The fragmentation also affects vendor relationships and technology sourcing strategies. Rather than negotiating unified platform contracts, enterprises increasingly need relationships with multiple specialized vendors. This complicates procurement processes and may reduce negotiating leverage while increasing vendor management overhead.
Considerations
Several factors complicate the assessment of AI stack fragmentation and its long-term trajectory. The rapid pace of AI model development means that current architectural assumptions may become obsolete as new model types emerge. Organizations that over-specialize their infrastructure risk being unable to adapt to new AI capabilities that require different computational approaches.
The cost of maintaining fragmented AI infrastructure varies significantly based on organizational scale and technical expertise. Large technology companies with substantial engineering resources may successfully manage highly specialized AI stacks, while smaller organizations might find the operational overhead prohibitive. This creates a potential competitive advantage for companies that can effectively manage infrastructure complexity.
Market consolidation pressures may eventually force some convergence, but the timeline remains uncertain. Hardware vendors have strong incentives to maintain differentiated software stacks that create switching costs for customers. Similarly, cloud providers benefit from offering specialized AI services that lock customers into their platforms rather than promoting interoperable standards.
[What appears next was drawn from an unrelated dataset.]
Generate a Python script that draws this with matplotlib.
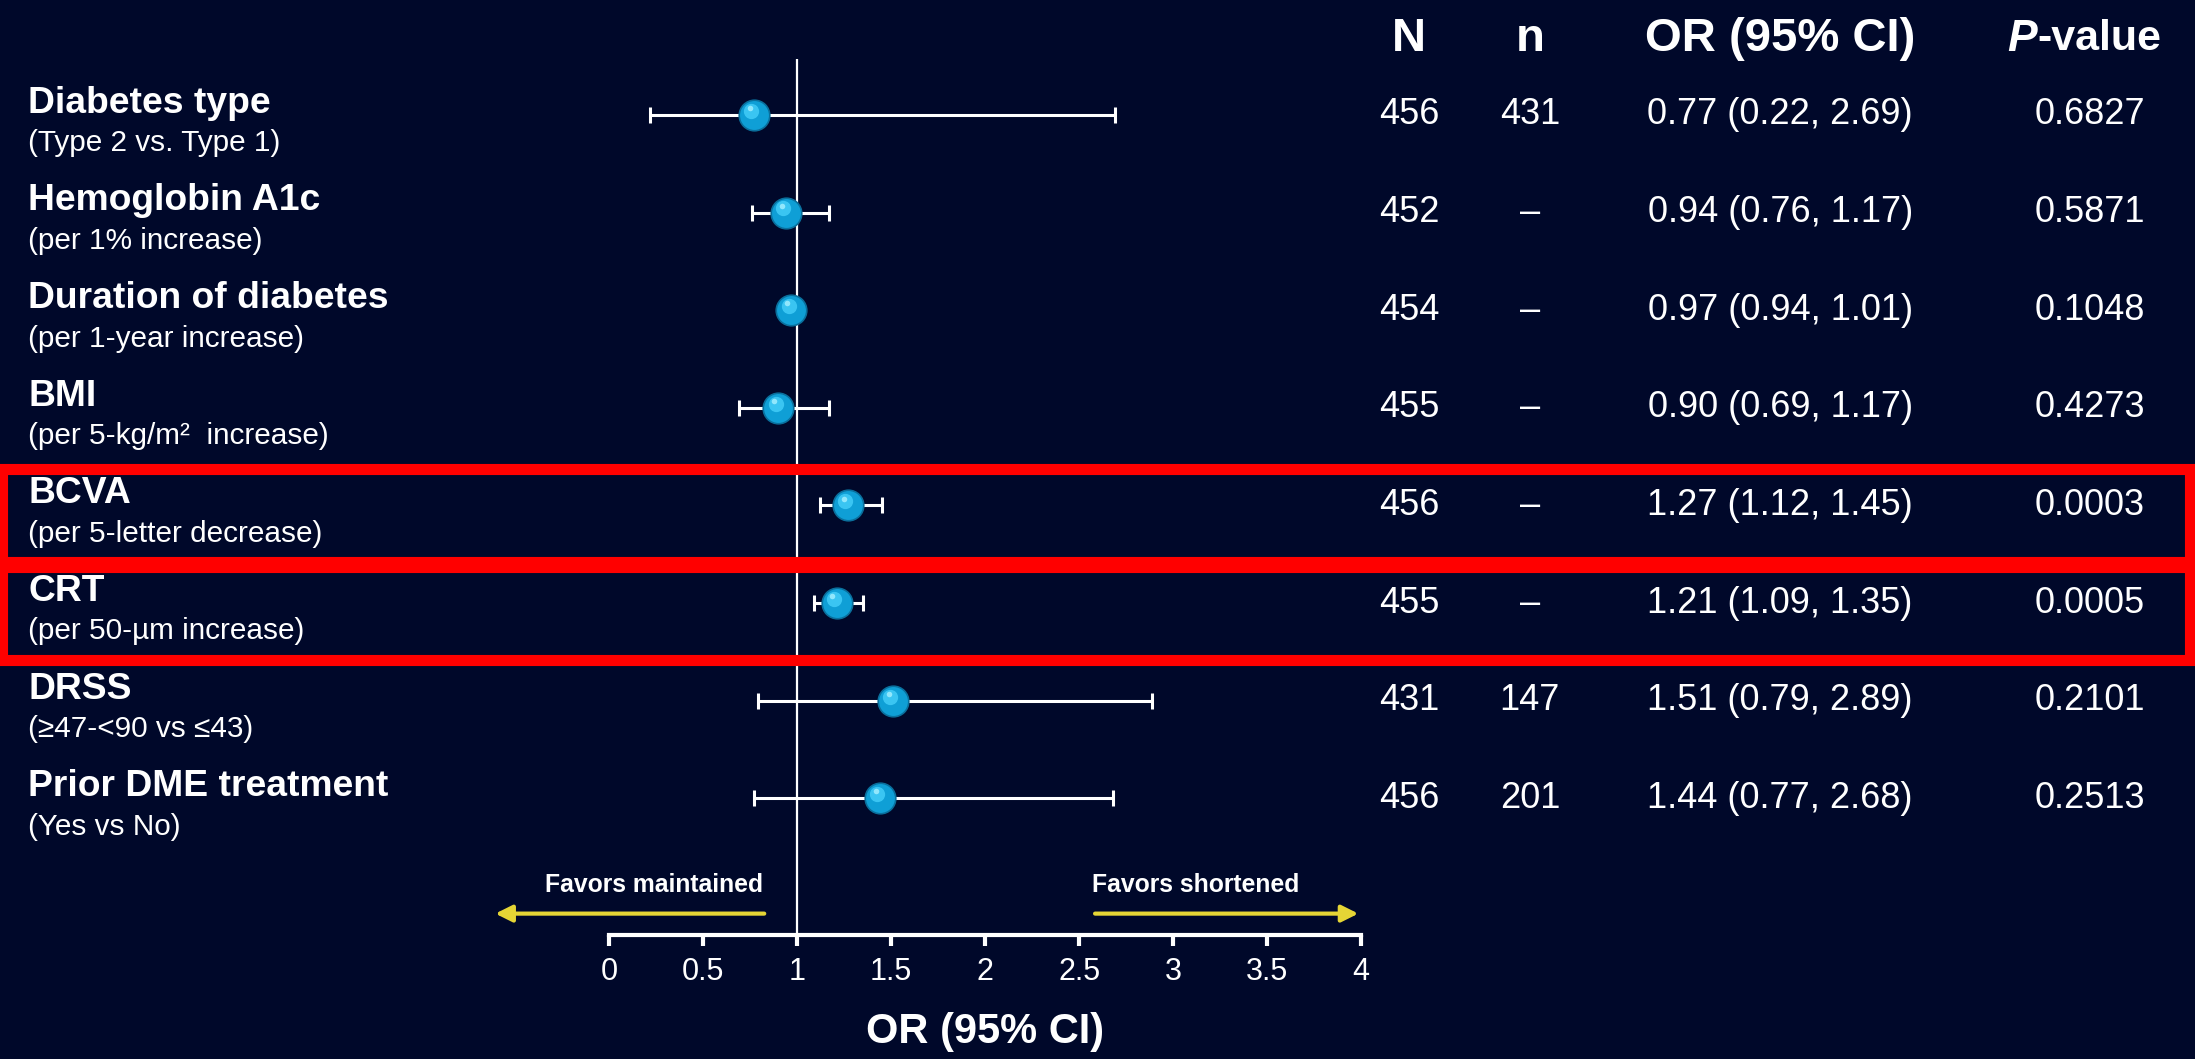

The regulatory environment adds another layer of complexity. Different AI use cases face varying regulatory requirements, and compliance needs may force additional fragmentation as organizations implement different security and audit controls for different AI system types.
Key Takeaways
• AI infrastructure specialization improves performance but increases operational complexity: Organizations achieve better results with purpose-built stacks for specific AI use cases, but managing multiple specialized systems requires more expertise and resources than unified platforms.
• Hardware diversity drives software stack fragmentation: Different AI processors require incompatible programming models and optimization strategies, preventing the emergence of universal development and deployment frameworks.
• Model architecture requirements prevent runtime convergence: Large language models, computer vision systems, and recommendation engines need fundamentally different computational resources and deployment patterns, making universal AI platforms impractical.
• Enterprise integration needs compound fragmentation pressures: Existing technology investments, compliance requirements, and operational constraints force additional specialization in AI infrastructure implementations.
• Cost implications extend beyond initial deployment: Fragmented AI stacks require specialized expertise, increase vendor management overhead, and complicate security and compliance procedures throughout the system lifecycle.
• Organizations should plan for multiple AI deployment patterns: Rather than expecting convergence on unified platforms, enterprises need strategies for managing diverse AI infrastructure requirements across different use cases and model types.
• Strategic technology decisions must account for fragmentation trends: AI infrastructure investments should prioritize flexibility and expertise development over platform consolidation, acknowledging that different AI capabilities will likely require different technological approaches for the foreseeable future.